[comp.sys.sgi] Doing NFS mounts from within C program under IRIX 3.3.1

mosh@VIRGO.MATH.TAU.AC.IL (Moshe Shemesh) (05/28/91)

Hi netlanders,

    I am trying to write a simple program C program under IRIX 3.3.1 which
    needs to do an NFS mount to a remote file system. The problem is that the
    man page of the mount system call (assuming this is the system I should
    use) doesn't mention how this should be done. It only deals with UFS alone
    although it hints that this should be the right system call. It has two
    optional arguments called data and datalen but there is no reference for
    them in the man page.

    Does any of you know how should I do it? My main problem is that I don't
    know what parameters should I pass to the mount (2) system call assuming it
    is the right system call to use.

    I am quite familiar with RPC / XDR stuff So you can mention their details
    in your answer.

    I am not considering:

    system("mount host:/dir /localdir") 

    as an answer. (I got this answer from SGI representatives in ISRAEL. No, it
    wasn't their idea. It came from SGI - USA).

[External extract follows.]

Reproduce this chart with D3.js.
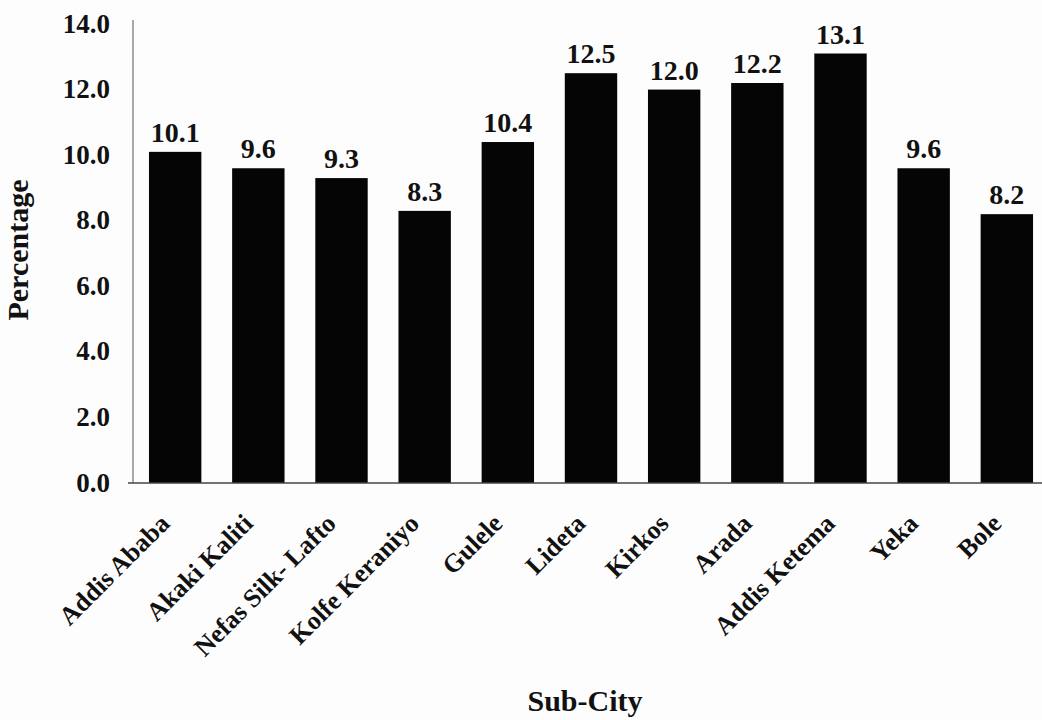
<!DOCTYPE html>
<html>
<head>
<meta charset="utf-8">
<script src="https://cdn.jsdelivr.net/npm/d3@7"></script>
<style>
  body { margin: 0; background: #fdfdfd; }
  text { font-family: "Liberation Serif", "Times New Roman", serif; font-weight: bold; fill: #111; }
</style>
</head>
<body>
<div id="chart"></div>
<script>
// sub-cities and their percentage
var subCities = ["Addis Ababa", "Akaki Kaliti", "Nefas Silk- Lafto", "Kolfe Keraniyo", "Gulele",
  "Lideta", "Kirkos", "Arada", "Addis Ketema", "Yeka", "Bole"];
var percentages = [10.1, 9.6, 9.3, 8.3, 10.4, 12.5, 12.0, 12.2, 13.1, 9.6, 8.2];
var yTicks = [0, 2, 4, 6, 8, 10, 12, 14];

var width = 1042, height = 720;
var originX = 133, baseY = 483;

var svg = d3.select("#chart")
  .append("svg")
  .attr("width", width)
  .attr("height", height);

var x = d3.scaleBand()
  .domain(subCities)
  .range([134, 1048])
  .paddingInner(0.37)
  .paddingOuter(0.18);

var y = d3.scaleLinear()
  .domain([0, 14])
  .range([baseY, 24]);

// Y axis
var yAxis = svg.append("g")
  .attr("transform", "translate(" + originX + ",0)")
  .call(d3.axisLeft(y).tickValues(yTicks).tickSize(0).tickPadding(23).tickFormat(d3.format(".1f")));
yAxis.select(".domain").attr("stroke", "#555").attr("d", "M0," + baseY + "V20");
yAxis.selectAll("text").style("font-size", "27px").attr("dy", "0.3em");

// bars
svg.selectAll("rect.bar")
  .data(percentages)
  .enter()
  .append("rect")
  .attr("class", "bar")
  .attr("x", function (d, i) { return x(subCities[i]); })
  .attr("y", function (d) { return y(d); })
  .attr("width", x.bandwidth())
  .attr("height", function (d) { return baseY - y(d); })
  .attr("fill", "#050505");

// X axis line
svg.append("line")
  .attr("x1", 128).attr("x2", width)
  .attr("y1", baseY).attr("y2", baseY)
  .attr("stroke", "#444").attr("stroke-width", 1.5);

// value labels
svg.selectAll("text.value")
  .data(percentages)
  .enter()
  .append("text")
  .attr("class", "value")
  .attr("x", function (d, i) { return x(subCities[i]) + x.bandwidth() / 2; })
  .attr("y", function (d) { return y(d) - 10; })
  .attr("text-anchor", "middle")
  .style("font-size", "28px")
  .text(function (d) { return d.toFixed(1); });

// category labels, slanted
svg.selectAll("text.cat")
  .data(subCities)
  .enter()
  .append("text")
  .attr("class", "cat")
  .attr("transform", function (d) {
    return "translate(" + (x(d) + x.bandwidth() / 2 - 4) + ",525) rotate(-45)";
  })
  .attr("text-anchor", "end")
  .style("font-size", "26px")
  .text(function (d) { return d; });

// axis titles
svg.append("text")
  .attr("transform", "translate(28,250) rotate(-90)")
  .attr("text-anchor", "middle")
  .style("font-size", "30px")
  .text("Percentage");

svg.append("text")
  .attr("x", 585)
  .attr("y", 711)
  .attr("text-anchor", "middle")
  .style("font-size", "30px")
  .text("Sub-City");
</script>
</body>
</html>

    You can e-mail me directly or answer in this newsgroup. 

Thanks in advance
Moshe Shemesh
Tel-Aviv University
School of Mathematics
Tel-Aviv
ISRAEL

e-mail:
INTERNET: mosh@math.tau.ac.il
BITNET:   mosh@taurus.BITNET

vjs@rhyolite.wpd.sgi.com (Vernon Schryver) (05/29/91)

In article <2140@ccsg.tau.ac.il>, mosh@VIRGO.MATH.TAU.AC.IL (Moshe Shemesh) writes:
> 
>  Does any of you know how should I do it? My main problem is that I don't
>  know what parameters should I pass to the mount (2) system call assuming it
>  is the right system call to use.
> 
>  I am quite familiar with RPC / XDR stuff So you can mention their details
>  in your answer.
> 
>  I am not considering:
> 
>  system("mount host:/dir /localdir") 
>
>  as an answer. (I got this answer from SGI representatives in ISRAEL. No, it
>  wasn't their idea. It came from SGI - USA).


I don't know who suggested system(3), but that sounds like the right
answer.  Any other solution is likely to stop working in some future
release, as the stuff used to parse /etc/fstab and other things change. 
A bug report complaining that a home grown mount command had stopped
working would meet little sympathy.

There is no plausible speed problem with system(3) applied to an NFS mount,
because the mounting overhead will dominate all else.

The automounter is probably a better alternative to meeting the need, as
opposed to implementing the currently chosen solution.